──────── Given records

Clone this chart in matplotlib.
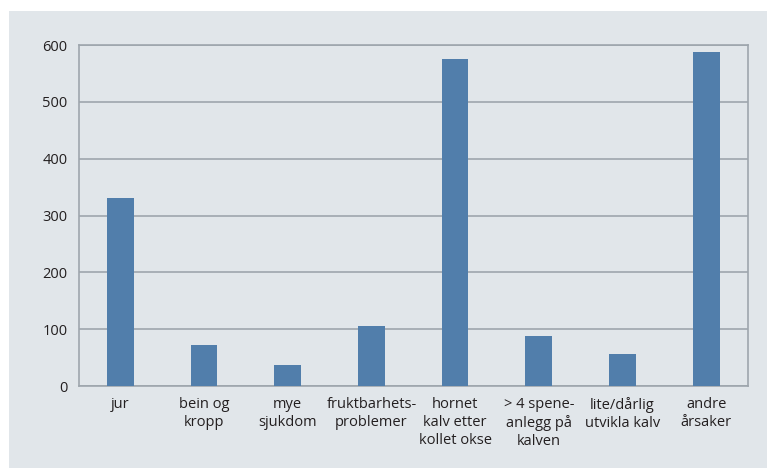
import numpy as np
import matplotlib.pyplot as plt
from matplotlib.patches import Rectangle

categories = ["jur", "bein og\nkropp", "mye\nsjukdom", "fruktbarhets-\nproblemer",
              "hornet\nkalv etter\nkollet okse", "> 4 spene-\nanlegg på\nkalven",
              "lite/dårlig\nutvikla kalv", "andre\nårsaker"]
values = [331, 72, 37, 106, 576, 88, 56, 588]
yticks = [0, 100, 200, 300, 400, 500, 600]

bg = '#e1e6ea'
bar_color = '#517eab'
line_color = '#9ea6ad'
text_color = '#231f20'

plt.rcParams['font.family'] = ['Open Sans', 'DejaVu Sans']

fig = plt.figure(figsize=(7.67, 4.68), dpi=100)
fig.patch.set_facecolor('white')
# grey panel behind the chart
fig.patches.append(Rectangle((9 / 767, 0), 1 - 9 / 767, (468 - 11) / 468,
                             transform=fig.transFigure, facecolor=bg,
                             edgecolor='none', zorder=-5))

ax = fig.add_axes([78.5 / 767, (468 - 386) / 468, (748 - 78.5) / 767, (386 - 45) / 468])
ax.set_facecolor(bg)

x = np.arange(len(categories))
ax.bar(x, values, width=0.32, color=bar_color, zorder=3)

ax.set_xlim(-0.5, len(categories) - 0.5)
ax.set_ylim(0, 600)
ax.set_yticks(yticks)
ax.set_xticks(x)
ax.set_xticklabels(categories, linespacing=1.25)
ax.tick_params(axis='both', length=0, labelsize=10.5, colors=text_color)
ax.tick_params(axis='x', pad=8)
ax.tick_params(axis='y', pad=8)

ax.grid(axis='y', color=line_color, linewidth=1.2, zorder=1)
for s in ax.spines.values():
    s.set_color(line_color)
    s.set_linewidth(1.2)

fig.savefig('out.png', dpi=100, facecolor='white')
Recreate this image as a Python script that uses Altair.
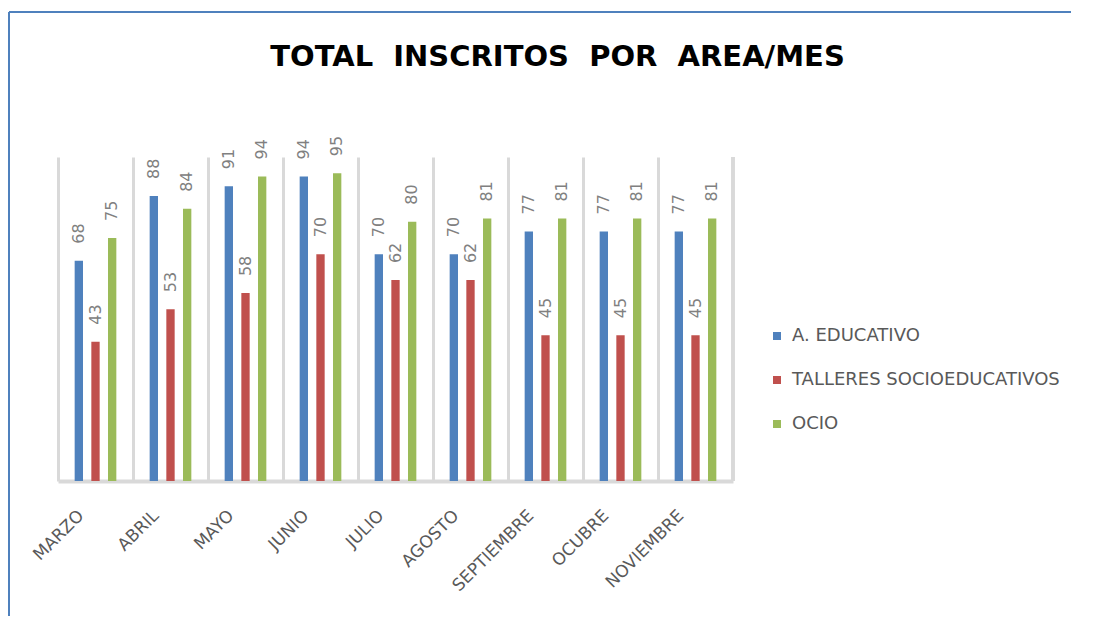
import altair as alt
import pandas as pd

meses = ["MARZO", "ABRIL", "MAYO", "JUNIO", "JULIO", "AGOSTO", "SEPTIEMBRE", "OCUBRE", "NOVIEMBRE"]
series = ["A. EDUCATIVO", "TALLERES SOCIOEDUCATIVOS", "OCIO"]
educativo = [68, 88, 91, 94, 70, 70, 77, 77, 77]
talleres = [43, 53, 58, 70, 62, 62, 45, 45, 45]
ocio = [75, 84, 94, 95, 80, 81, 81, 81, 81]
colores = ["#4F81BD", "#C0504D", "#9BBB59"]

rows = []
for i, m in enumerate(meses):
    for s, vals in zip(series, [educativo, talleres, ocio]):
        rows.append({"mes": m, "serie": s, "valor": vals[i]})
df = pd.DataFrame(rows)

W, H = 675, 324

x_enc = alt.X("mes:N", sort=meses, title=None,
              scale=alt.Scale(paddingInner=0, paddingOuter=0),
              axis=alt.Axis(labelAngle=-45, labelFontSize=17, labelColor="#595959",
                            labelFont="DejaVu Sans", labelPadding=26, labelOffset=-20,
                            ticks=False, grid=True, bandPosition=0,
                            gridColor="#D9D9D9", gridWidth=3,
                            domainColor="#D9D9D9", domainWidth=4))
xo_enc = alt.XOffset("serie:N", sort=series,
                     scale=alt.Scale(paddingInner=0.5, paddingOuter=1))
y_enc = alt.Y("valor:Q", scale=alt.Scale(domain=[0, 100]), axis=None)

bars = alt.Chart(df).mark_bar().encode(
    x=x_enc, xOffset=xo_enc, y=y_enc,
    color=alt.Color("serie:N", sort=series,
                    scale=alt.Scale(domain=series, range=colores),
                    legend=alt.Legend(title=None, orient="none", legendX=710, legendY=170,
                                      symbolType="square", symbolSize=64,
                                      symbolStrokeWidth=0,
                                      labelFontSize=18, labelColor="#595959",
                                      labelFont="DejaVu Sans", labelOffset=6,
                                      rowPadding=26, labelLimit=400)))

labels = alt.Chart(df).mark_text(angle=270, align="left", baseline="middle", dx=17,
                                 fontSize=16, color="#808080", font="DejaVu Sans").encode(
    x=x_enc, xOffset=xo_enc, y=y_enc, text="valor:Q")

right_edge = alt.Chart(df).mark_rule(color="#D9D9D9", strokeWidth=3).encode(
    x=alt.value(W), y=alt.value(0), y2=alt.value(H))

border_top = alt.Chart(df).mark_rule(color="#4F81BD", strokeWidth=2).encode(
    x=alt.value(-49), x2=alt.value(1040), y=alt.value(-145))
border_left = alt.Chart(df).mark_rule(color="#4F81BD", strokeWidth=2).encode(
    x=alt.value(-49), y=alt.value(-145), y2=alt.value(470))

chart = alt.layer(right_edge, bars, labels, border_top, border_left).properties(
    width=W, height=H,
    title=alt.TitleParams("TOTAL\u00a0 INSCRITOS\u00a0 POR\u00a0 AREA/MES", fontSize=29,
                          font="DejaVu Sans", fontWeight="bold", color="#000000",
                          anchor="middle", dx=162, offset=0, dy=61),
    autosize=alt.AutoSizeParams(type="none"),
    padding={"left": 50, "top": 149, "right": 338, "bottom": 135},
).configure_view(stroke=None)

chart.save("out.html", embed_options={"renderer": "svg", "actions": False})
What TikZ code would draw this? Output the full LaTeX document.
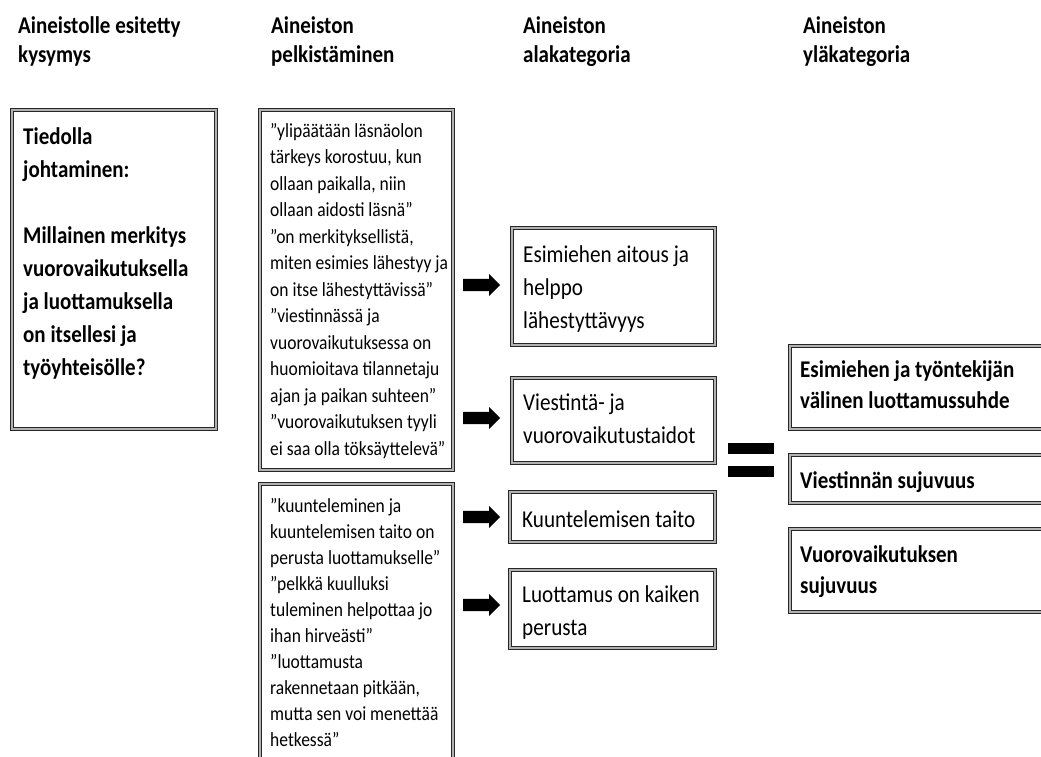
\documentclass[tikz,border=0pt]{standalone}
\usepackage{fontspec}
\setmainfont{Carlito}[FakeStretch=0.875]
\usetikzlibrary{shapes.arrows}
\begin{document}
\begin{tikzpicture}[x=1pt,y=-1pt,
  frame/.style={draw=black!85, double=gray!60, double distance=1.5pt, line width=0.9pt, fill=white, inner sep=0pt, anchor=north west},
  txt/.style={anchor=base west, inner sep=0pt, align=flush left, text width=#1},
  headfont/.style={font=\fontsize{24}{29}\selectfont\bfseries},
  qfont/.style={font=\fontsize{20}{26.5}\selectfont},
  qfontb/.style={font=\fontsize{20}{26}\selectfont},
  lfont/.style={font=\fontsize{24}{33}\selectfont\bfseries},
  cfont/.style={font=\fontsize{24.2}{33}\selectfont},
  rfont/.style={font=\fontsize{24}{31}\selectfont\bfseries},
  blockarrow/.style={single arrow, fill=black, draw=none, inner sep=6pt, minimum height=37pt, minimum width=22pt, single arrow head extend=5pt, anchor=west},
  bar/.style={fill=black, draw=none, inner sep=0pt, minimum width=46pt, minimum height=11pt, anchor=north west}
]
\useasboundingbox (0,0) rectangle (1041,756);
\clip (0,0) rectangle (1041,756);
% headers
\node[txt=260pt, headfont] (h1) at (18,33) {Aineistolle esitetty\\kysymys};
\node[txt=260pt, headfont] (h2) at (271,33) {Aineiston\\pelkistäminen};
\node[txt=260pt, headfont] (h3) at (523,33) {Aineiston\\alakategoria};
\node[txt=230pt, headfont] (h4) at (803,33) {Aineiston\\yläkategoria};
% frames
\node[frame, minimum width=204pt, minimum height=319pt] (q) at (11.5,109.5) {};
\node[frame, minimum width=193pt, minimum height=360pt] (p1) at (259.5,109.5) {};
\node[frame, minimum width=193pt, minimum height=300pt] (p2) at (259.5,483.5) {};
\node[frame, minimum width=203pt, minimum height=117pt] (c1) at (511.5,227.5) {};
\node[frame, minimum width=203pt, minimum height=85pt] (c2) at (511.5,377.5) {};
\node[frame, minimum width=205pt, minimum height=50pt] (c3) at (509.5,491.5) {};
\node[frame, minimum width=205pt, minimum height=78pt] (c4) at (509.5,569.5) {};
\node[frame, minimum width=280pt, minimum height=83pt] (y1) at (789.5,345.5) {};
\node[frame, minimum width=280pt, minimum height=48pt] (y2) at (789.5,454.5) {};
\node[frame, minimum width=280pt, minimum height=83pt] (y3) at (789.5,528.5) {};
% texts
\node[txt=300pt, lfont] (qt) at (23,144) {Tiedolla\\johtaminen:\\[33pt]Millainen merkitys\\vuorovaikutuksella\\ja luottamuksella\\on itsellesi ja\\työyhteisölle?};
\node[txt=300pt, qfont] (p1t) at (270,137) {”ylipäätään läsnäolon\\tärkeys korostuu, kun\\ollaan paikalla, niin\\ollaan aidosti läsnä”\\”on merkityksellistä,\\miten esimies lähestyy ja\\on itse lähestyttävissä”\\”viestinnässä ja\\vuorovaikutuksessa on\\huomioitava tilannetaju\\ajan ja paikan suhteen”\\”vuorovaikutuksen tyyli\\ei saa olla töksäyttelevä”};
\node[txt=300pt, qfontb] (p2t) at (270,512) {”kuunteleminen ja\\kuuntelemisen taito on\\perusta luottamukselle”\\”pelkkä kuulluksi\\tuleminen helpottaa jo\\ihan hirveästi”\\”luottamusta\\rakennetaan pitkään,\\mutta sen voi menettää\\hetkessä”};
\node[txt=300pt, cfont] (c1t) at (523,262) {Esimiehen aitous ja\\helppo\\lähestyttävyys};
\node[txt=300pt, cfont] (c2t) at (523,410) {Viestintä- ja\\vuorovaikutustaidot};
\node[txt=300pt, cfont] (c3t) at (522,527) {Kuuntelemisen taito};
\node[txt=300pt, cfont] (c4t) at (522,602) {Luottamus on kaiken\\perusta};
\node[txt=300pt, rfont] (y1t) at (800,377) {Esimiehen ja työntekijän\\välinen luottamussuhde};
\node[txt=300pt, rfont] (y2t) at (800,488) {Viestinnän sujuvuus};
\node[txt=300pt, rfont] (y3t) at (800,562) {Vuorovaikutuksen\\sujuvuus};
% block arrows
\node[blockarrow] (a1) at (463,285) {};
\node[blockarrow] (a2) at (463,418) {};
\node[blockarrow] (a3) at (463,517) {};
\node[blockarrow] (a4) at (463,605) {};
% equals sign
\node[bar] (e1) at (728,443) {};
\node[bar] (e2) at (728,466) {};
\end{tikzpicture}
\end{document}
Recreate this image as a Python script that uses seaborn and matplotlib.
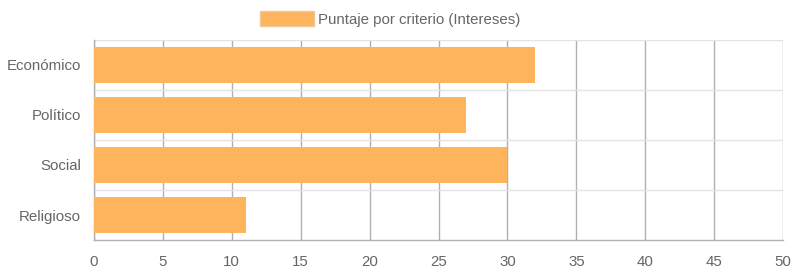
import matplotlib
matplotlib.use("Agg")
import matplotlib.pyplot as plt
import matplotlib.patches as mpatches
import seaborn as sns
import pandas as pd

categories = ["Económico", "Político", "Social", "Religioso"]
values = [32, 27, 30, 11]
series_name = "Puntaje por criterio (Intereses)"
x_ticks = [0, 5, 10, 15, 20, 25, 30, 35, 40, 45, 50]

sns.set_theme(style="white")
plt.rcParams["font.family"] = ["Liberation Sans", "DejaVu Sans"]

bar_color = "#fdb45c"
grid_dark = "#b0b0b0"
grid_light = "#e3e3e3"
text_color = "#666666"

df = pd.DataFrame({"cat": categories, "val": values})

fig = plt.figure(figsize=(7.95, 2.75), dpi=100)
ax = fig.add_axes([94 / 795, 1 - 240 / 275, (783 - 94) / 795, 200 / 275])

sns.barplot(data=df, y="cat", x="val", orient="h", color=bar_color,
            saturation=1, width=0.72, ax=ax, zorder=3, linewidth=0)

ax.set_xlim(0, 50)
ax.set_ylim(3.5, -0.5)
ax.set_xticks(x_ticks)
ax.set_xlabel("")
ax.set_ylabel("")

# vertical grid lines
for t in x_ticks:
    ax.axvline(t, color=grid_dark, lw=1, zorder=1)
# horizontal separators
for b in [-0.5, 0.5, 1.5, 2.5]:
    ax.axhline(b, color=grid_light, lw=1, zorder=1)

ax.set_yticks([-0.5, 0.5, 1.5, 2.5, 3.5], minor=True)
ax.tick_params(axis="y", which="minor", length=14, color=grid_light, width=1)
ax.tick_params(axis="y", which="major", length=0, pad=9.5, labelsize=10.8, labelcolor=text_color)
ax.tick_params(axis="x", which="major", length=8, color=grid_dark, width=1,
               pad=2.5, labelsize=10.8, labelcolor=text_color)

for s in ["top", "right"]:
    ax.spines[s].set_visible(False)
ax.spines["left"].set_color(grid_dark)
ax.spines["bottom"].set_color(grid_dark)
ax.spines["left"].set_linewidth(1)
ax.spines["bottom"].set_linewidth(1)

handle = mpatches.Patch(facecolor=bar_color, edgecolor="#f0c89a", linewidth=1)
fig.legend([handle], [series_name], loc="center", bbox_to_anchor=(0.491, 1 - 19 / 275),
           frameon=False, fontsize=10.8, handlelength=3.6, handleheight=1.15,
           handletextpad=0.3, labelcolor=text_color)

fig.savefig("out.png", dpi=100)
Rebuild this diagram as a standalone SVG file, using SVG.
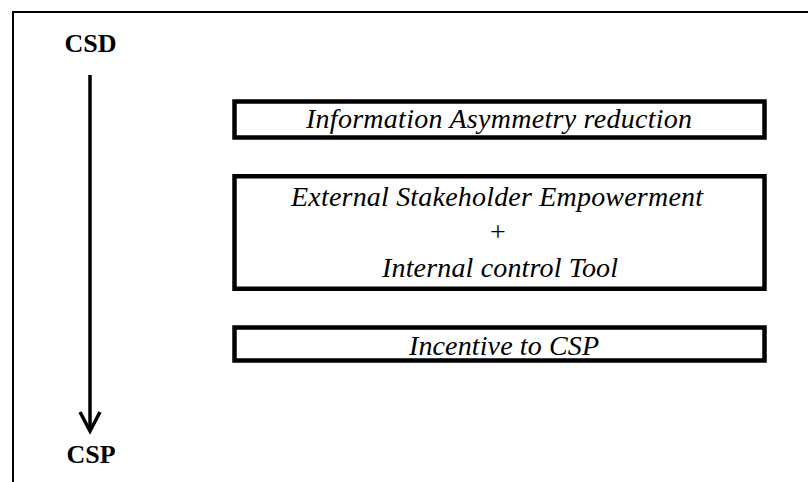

────────────────

### What the task requires
Without the pictures, repeat the entries above line by line, from the first through the one that contains "plt.rcParams['font.family'] = ['Open", both ends included.

### Exercise result
Clone this chart in matplotlib.
import numpy as np
import matplotlib.pyplot as plt
from matplotlib.patches import Rectangle

categories = ["jur", "bein og\nkropp", "mye\nsjukdom", "fruktbarhets-\nproblemer",
              "hornet\nkalv etter\nkollet okse", "> 4 spene-\nanlegg på\nkalven",
              "lite/dårlig\nutvikla kalv", "andre\nårsaker"]
values = [331, 72, 37, 106, 576, 88, 56, 588]
yticks = [0, 100, 200, 300, 400, 500, 600]

bg = '#e1e6ea'
bar_color = '#517eab'
line_color = '#9ea6ad'
text_color = '#231f20'

plt.rcParams['font.family'] = ['Open Sans', 'DejaVu Sans']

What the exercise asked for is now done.